Je ris quand j’entends ces commentaires. Un musicien doit pouvoir tout avoir, car c’est un citoyen. C’est très normal. Abdoulaye Wade ne nous a reçus qu’à deux reprises Cheikh et moi. Aujourd’hui tous les musiciens sénégalais organisent des anniversaires pour se faire de l’argent grâce aux parrainages qu’ils font aux ministres et autres gens du pouvoir. C’est devenu un phénomène à la mode. Actuellement je peux dire que nous sommes les seuls Cheikh t moi à être les exceptions. Nous n’avons jamais organisé d’anniversaires. Et pourtant nous avons des amis ministres, députés, hommes d’affaires qui peuvent nous parrainer. Mais nous sommes les seuls musiciens au Sénégal à faire exception à cette « règle ». En lieu et place, nous avons mis sur pied un festival de musique pour promouvoir les jeunes talents et aider nos petits frères musiciens qui n’ont pas la chance de révéler leur talent à la face du public. C’est quelque chose d’extraordinaire pour nous et les gens ne le signalent pas. Quoiqu’on puisse dire nous avons apporté quelque chose de magnifique sur ce plan là.
Les millions que nous avons, ce n’est pas ce qui est important. Aussi bizarre que cela puisse paraitre je n’ai pas de compte bancaire. J’ai des charges, j’ai des gens à aider, je vis avec ma mère, avec ma famille, mes femmes et mes enfants.

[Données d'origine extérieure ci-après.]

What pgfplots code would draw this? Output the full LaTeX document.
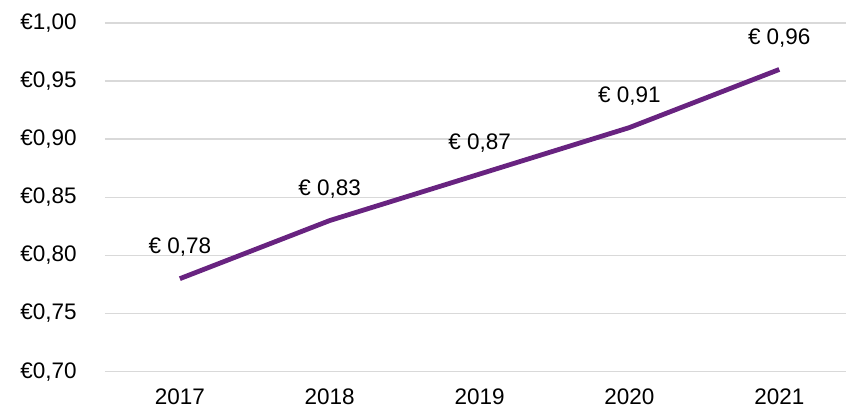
\documentclass[border=0pt]{standalone}
\usepackage{fontspec}
\setmainfont{Liberation Sans}
\usepackage{pgfplots}
\pgfplotsset{compat=1.18}
\definecolor{linepurple}{RGB}{104,35,128}
\definecolor{gridgray}{RGB}{217,217,217}
\begin{document}
\fontsize{22.5}{27}\selectfont
\begin{tikzpicture}
\begin{axis}[
  scale only axis,
  width=742pt, height=349pt,
  xmin=-0.5, xmax=4.447,
  ymin=0.70, ymax=1.00,
  axis line style={draw=none},
  major tick length=0pt,
  xtick={0,1,2,3,4},
  xticklabels={2017,2018,2019,2020,2021},
  ytick={0.70,0.75,0.80,0.85,0.90,0.95,1.00},
  yticklabels={{€0,70},{€0,75},{€0,80},{€0,85},{€0,90},{€0,95},{€1,00}},
  ymajorgrids,
  grid style={gridgray, line width=1.5pt},
  xticklabel style={anchor=north, inner sep=0pt, yshift=-17pt, font=\fontsize{22.5}{27}\selectfont},
  yticklabel style={anchor=east, inner sep=0pt, xshift=-28pt, font=\fontsize{22.5}{27}\selectfont},
  nodes near coords,
  point meta=explicit symbolic,
  every node near coord/.append style={anchor=base, inner sep=0pt, yshift=25pt, font=\fontsize{22.5}{27}\selectfont, text=black},
  clip=false,
]
\addplot[linepurple, line width=4.8pt, line join=round] coordinates {
  (0,0.78) [€ 0,78]
  (1,0.83) [€ 0,83]
  (2,0.87) [€ 0,87]
  (3,0.91) [€ 0,91]
  (4,0.96) [€ 0,96]
};
\end{axis}
\path ([xshift=-105pt,yshift=-39pt]current axis.south west) rectangle ([yshift=23pt]current axis.north east);
\end{tikzpicture}
\end{document}
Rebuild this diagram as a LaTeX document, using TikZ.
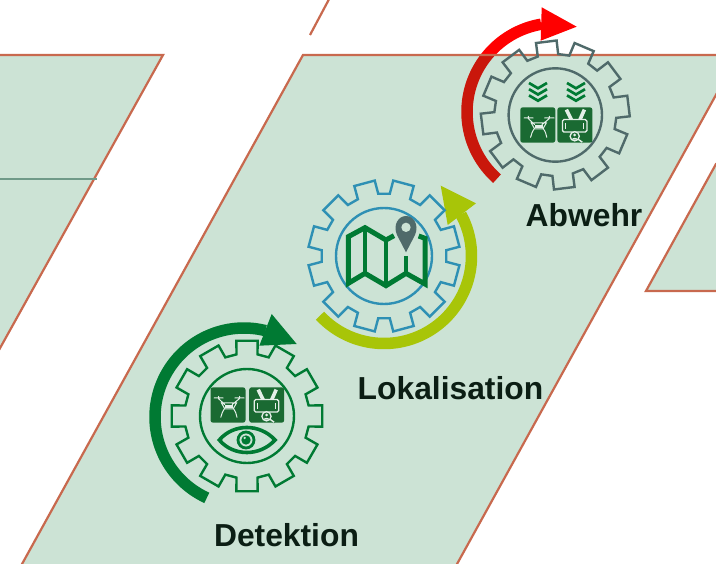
\documentclass[tikz,border=0pt]{standalone}
\usepackage{fontspec}
\setmainfont{Liberation Sans}
\definecolor{panel}{HTML}{CCE3D5}
\definecolor{edge}{HTML}{C8694E}
\definecolor{hairline}{HTML}{6F9A88}
\definecolor{dgreen}{HTML}{007A33}
\definecolor{boxgreen}{HTML}{1A6A32}
\definecolor{lime}{HTML}{A8C508}
\definecolor{gblue}{HTML}{2E90B4}
\definecolor{slate}{HTML}{4F6A6A}
\definecolor{brick}{HTML}{C9170B}
\definecolor{txt}{HTML}{0B1E14}
\definecolor{iconline}{HTML}{E4EFE8}
\tikzset{
  panelshape/.style={fill=panel,draw=edge,line width=2.2pt,line join=miter},
  gearline/.style={line width=2.4pt,line join=miter},
  label/.style={font=\fontsize{31.8}{34}\selectfont\bfseries,text=txt,inner sep=0pt,anchor=base},
  band/.style={line width=11.5pt,line cap=butt}
}
% gear: cx, cy, rotation, colour, inner radius, outer radius
\newcommand{\gearshape}[6]{%
  \draw[gearline,#4]
    ({#1+(#6-13.5)*cos(#3-9.7)},{#2-(#6-13.5)*sin(#3-9.7)})
    \foreach \k in {0,...,11}{
      -- ({#1+(#6-13.5)*cos(#3+30*\k-9.7)},{#2-(#6-13.5)*sin(#3+30*\k-9.7)})
      -- ({#1+#6*cos(#3+30*\k-8)},{#2-#6*sin(#3+30*\k-8)})
      -- ({#1+#6*cos(#3+30*\k+8)},{#2-#6*sin(#3+30*\k+8)})
      -- ({#1+(#6-13.5)*cos(#3+30*\k+9.7)},{#2-(#6-13.5)*sin(#3+30*\k+9.7)})
    } -- cycle;
  \draw[gearline,#4] (#1,#2) circle[radius=#5];
}
% drone tile at top-left corner
\newcommand{\dronetile}[2]{%
  \begin{scope}[shift={(#1,#2)}]
    \fill[boxgreen,rounded corners=2.5pt] (0,0) rectangle (35,35.4);
    \draw[iconline,line width=1pt,line cap=round]
      (3.7,10.7) -- (12.7,10.7) (24.3,10.7) -- (33.7,10.7)
      (8,9) -- (8,11) (29,9) -- (29,11)
      (8,11.3) -- (14.3,17.3) (29,11.3) -- (21.7,17.3)
      (11,15.7) -- (26,15.7) -- (22.7,21.5) -- (14.3,21.5) -- cycle
      (14.3,21) .. controls (12,24) and (11,27) .. (10.3,30)
      (22.7,21) .. controls (25,24) and (26,27) .. (26.5,30);
    \fill[iconline] (14.5,18) rectangle (22.5,21);
  \end{scope}
}
% controller tile at top-left corner
\newcommand{\controltile}[2]{%
  \begin{scope}[shift={(#1,#2)}]
    \fill[boxgreen,rounded corners=2.5pt] (0,0) rectangle (35,35.4);
    \draw[iconline,line width=3.6pt] (9,2.3) -- (14,12.5) (27,2.3) -- (22.5,12.5);
    \draw[iconline,line width=1.3pt,rounded corners=1.5pt,fill=boxgreen] (5,12.3) rectangle (29.5,24.7);
    \draw[iconline,line width=1pt] (8,15.5) -- (8,21.5) (26.5,15.5) -- (26.5,21.5);
    \draw[boxgreen,line width=2.4pt] (17.3,29) -- (25.5,35);
    \draw[iconline,line width=1.4pt] (19.5,31) -- (25,35);
    \draw[iconline,line width=1.3pt,fill=boxgreen] (17.3,29) circle[radius=4.6];
    \fill[iconline] (17.3,27.7) circle[radius=1.5];
    \fill[iconline] (14.2,32.3) .. controls (15,30) and (19.6,30) .. (20.4,32.3) -- cycle;
  \end{scope}
}
% three chevrons
\newcommand{\chevrons}[2]{%
  \foreach \d in {0,6.2,12.4}{
    \draw[dgreen,line width=2.7pt,line join=miter] (#1-9,#2+\d) -- (#1,#2+\d+5.3) -- (#1+9,#2+\d);
  }
}
\begin{document}
\begin{tikzpicture}[x=1pt,y=-1pt]
\useasboundingbox (0,0) rectangle (716,564);
\fill[white] (0,0) rectangle (716,564);
\clip (0,0) rectangle (716,564);

% background panels
\draw[panelshape] (-40,55) -- (163,55) -- (-120,564) -- (-120,55) -- cycle;
\draw[hairline,line width=1.3pt] (-5,179) -- (97,179);
\draw[edge,line width=2.2pt] (335,-12) -- (310,35);
\draw[panelshape] (760,164) -- (716,164) -- (646,291) -- (760,291);
\fill[panel] (303,55) -- (738,55) -- (448.2,580) -- (13.2,580) -- cycle;

% Abwehr arrow: darker where it lies on the panel
\begin{scope}
  \clip (440,55) rectangle (716,300);
  \draw[band,brick] plot[smooth,samples=50,domain=228.5:99.6] ({556+89*cos(\x)},{112-89*sin(\x)});
\end{scope}
\begin{scope}
  \clip (440,-5) rectangle (716,55);
  \draw[band,red] plot[smooth,samples=50,domain=228.5:99.6] ({556+89*cos(\x)},{112-89*sin(\x)});
\end{scope}
\fill[red] (541.7,7.3) -- (576.7,26.7) -- (540.7,40.7) -- cycle;

\draw[edge,line width=2.2pt] (13.2,580) -- (303,55) -- (738,55) -- (448.2,580);

% Detektion
\draw[band,dgreen] plot[smooth,samples=50,domain=245.3:76] ({244+89*cos(\x)},{417-89*sin(\x)});
\fill[dgreen] (271.7,314) -- (296.7,344) -- (259.3,345.7) -- cycle;
\gearshape{247}{416}{90}{dgreen}{47}{76}
\dronetile{210.5}{387.3}
\controltile{249.2}{387.3}
\begin{scope}[shift={(140,310)},scale=1/3]
  \draw[dgreen,line width=3.6pt,fill=panel] (238,390) .. controls (280,340) and (360,340) .. (405,390) .. controls (360,440) and (280,440) .. (238,390) -- cycle;
  \draw[dgreen,line width=2.8pt] (318,390) circle[radius=24];
  \fill[dgreen] (318,390) circle[radius=14];
  \fill[panel] (314,384) circle[radius=4];
\end{scope}

% Lokalisation
\draw[band,lime] plot[smooth,samples=50,domain=223:388.4] ({384+87.5*cos(\x)},{256-87.5*sin(\x)});
\fill[lime] (440.7,185.7) -- (476,203.3) -- (447.7,225) -- cycle;
\gearshape{384}{256}{15}{gblue}{48}{76}
\begin{scope}[shift={(300,170)},scale=1/3]
  \draw[dgreen,line width=5pt,line join=miter]
    (282,197) -- (258,210) -- (195,173) -- (145,200) -- (145,340)
    -- (195,310) -- (258,347) -- (318,310) -- (375,342) -- (375,205) -- (356,198);
  \draw[dgreen,line width=4.5pt] (195,173) -- (195,310) (258,210) -- (258,347) (318,258) -- (318,310);
  \fill[slate] (318,247) -- (291,195) .. controls (278,165) and (295,138) .. (318,138)
     .. controls (341,138) and (358,165) .. (345,195) -- cycle;
  \fill[panel] (318,172) circle[radius=14];
\end{scope}

% Abwehr
\gearshape{555.3}{115}{7}{slate}{46.7}{74.5}
\chevrons{538}{83}
\chevrons{576}{83}
\dronetile{520.3}{107.3}
\controltile{557.4}{107.3}

% labels
\node[label] (detektion) at (286.5,546) {Detektion};
\node[label] (lokalisation) at (450.5,400) {Lokalisation};
\node[label] (abwehr) at (584,227) {Abwehr};
\end{tikzpicture}
\end{document}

J’entends du n’importe quoi des millions, des milliards, et cela me fait beaucoup rire. Ce n’est pas ça qui est important, mais plutôt les relations humaines. Aujourd’hui nous avons les gens grâce à notre musique. C’est cette richesse là qui est importante mais pas la richesse matérielle. C’est extraordinaire quand je vois des guides religieux nous féliciter pour notre fameuse chanson « Sogni ». Quand je vois des références comme Oustaz Alioune Sall nous citer en référence à cet opus, cela nous fait plaisir. Cette chaleur humaine et cette affection valent plus qu’un disque d’or pour nous.
Est-ce vrai que Wade vous a offert une maison ?
Le problème ce n’est pas si Wade nous a offert une maison, mais plutôt si nous l’avons méritée. Je pense que si nous ne le méritions pas, nous n’aurions jamais accepté ces maisons. C’est parce que nous avons bossé dur que nous en sommes arrivés à ce stade.